Jak podaje Dhaka Tribune, Bangladesz miał wykazać zainteresowanie zakupem nowoczesnego sprzętu wojskowego w Stanach Zjednoczonych. Rozmowy mają dotyczyć zakupu myśliwców wielozadaniowych (nieokreślonego typu), śmigłowców uderzeniowych AH-64 Apache oraz rakietowych systemów przeciwlotniczych.
Według amerykańskich urzędników obecnie negocjowane są dwie umowy dwustronne pomiędzy Bangladeszem a USA konieczne do sfinalizowania kontraktów zbrojeniowych.
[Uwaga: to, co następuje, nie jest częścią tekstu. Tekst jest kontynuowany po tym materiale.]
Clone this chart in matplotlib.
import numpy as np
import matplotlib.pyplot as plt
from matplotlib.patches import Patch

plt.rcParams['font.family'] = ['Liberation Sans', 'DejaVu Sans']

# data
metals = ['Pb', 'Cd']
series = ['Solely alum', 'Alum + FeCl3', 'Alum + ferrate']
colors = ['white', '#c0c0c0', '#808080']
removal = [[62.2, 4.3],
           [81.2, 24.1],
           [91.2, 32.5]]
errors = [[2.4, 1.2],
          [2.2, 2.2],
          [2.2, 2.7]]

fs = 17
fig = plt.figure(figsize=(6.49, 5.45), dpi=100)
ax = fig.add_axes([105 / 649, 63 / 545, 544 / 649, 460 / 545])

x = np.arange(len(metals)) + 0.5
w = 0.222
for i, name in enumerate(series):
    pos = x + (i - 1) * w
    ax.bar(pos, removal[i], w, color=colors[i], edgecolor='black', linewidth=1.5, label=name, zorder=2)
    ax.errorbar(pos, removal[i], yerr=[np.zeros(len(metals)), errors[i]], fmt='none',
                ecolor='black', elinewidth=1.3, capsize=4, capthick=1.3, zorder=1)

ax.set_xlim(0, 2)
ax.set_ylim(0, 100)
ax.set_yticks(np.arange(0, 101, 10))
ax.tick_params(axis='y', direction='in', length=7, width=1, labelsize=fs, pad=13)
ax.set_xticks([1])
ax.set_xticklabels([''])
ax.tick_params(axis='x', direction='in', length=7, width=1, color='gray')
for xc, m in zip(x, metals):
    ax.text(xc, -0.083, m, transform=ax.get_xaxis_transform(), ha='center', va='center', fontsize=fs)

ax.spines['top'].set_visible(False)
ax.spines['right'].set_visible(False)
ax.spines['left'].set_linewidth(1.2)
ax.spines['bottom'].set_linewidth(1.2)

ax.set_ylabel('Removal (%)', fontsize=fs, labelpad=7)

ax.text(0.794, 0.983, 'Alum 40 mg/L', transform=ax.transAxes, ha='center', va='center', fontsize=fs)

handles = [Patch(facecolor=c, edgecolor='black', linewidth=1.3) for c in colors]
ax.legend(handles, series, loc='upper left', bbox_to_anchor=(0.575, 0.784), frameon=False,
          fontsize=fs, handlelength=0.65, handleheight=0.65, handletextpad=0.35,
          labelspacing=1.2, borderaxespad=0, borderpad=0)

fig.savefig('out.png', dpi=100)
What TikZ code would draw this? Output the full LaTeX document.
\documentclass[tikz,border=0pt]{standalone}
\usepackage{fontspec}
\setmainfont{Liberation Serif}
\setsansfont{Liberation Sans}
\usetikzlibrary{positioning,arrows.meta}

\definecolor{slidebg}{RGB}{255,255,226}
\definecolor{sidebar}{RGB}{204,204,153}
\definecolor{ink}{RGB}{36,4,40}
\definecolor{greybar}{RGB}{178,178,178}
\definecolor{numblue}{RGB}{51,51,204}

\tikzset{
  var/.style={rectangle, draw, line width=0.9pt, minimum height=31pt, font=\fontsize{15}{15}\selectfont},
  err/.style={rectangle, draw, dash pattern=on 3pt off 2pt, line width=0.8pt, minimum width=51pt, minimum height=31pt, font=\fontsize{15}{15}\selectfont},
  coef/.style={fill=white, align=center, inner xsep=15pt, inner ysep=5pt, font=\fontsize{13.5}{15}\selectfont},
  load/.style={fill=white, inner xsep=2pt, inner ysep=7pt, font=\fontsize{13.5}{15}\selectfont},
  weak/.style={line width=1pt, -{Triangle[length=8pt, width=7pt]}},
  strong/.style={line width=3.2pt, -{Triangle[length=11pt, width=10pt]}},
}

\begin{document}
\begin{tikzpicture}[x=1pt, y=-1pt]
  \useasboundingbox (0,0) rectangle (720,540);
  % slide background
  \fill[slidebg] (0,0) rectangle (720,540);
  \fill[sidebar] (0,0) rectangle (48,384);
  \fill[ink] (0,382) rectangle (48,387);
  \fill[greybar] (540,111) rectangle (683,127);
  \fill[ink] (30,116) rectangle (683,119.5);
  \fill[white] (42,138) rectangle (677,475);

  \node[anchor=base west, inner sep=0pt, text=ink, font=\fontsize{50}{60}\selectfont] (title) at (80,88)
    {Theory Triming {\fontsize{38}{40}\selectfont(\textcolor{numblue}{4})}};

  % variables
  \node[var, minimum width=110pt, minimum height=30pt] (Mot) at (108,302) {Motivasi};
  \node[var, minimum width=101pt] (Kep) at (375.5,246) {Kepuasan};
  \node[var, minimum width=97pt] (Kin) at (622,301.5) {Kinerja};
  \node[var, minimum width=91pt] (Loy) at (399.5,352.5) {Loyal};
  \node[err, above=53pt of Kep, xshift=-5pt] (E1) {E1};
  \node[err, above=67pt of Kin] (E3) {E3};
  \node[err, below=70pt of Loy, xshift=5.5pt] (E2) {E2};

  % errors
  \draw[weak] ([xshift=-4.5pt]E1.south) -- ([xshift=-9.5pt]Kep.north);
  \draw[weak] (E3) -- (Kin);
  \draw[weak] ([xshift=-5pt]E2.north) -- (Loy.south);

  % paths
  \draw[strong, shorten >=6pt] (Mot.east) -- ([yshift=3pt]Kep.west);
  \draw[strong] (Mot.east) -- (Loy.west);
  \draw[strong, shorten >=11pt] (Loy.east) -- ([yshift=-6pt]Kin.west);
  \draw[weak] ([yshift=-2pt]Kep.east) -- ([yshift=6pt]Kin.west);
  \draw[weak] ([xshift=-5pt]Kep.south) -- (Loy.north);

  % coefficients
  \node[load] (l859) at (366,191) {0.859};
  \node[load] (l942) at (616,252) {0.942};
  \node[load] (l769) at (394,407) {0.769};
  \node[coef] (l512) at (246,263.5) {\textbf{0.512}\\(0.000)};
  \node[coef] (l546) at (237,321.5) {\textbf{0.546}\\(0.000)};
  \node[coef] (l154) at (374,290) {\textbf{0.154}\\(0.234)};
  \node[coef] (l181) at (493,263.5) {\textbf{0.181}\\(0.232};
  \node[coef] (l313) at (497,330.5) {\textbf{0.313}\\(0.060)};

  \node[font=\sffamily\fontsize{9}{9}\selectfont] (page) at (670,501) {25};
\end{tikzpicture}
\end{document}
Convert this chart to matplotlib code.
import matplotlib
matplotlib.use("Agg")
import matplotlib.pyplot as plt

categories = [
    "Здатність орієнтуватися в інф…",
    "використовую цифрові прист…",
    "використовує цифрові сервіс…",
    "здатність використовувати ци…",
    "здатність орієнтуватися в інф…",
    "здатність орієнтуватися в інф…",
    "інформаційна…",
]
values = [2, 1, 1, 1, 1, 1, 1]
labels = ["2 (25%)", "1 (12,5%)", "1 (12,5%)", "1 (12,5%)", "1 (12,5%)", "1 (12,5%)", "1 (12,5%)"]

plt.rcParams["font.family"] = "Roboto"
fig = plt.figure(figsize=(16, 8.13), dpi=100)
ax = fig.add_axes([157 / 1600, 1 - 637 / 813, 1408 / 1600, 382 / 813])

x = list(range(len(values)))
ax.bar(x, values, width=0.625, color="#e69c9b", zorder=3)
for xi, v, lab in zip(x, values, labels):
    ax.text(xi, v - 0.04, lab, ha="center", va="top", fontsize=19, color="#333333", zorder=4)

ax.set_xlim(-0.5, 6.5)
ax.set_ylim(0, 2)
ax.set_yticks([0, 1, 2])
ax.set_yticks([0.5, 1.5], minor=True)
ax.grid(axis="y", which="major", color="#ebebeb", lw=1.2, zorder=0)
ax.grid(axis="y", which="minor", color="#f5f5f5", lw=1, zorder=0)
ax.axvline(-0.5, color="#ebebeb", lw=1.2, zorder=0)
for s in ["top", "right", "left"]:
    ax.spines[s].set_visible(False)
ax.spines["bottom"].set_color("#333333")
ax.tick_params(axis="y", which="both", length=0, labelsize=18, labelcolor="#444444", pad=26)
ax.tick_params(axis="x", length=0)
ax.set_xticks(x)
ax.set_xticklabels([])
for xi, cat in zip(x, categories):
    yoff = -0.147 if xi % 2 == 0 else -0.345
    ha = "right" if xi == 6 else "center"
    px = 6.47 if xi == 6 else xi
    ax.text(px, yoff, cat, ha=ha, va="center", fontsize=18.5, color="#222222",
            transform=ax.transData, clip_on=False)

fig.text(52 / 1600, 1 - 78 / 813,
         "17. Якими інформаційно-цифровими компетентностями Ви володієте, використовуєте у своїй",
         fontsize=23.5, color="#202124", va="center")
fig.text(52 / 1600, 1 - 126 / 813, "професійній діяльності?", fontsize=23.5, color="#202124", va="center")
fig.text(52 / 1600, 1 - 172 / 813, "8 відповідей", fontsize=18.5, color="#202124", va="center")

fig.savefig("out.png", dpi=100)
Chodzi o Acquisition and Cross-Servicing Agrement (umowa o zaopatrzeniu i serwisowaniu) i General Security of Military Information Agrement (porozumienie w sprawie bezpieczeństwa informacji wojskowych). Ta druga umowa ma zapewnić ochronę sprzętu przed państwami trzecimi.
Urzędnicy amerykańscy twierdzą, że podpisanie ACSA może nastąpić za rok, z kolei podpisanie GSOMIA nastąpi najprawdopodobniej za cztery lata.
Ewentualne zbliżenie pomiędzy Stanami Zjednoczonymi a Bangladeszem może wywołać negatywną reakcję Chin. Państwo Środka jest tradycyjnie największym dostawcą broni do tego kraju. Obecnie marynarka wojenna Bangladeszu przyjmuje do służby chińskie korwety. Z kolei tamtejsze siły powietrzne zdecydowały się niedawno na pozyskanie w Rosji ośmiu myśliwców Su-30SME, a kilka lat temu zamówiono także szkolno-treningowe Jaki-130. Zakupy w Ameryce oznaczałyby gwałtowną zmianę dotychczasowego kursu.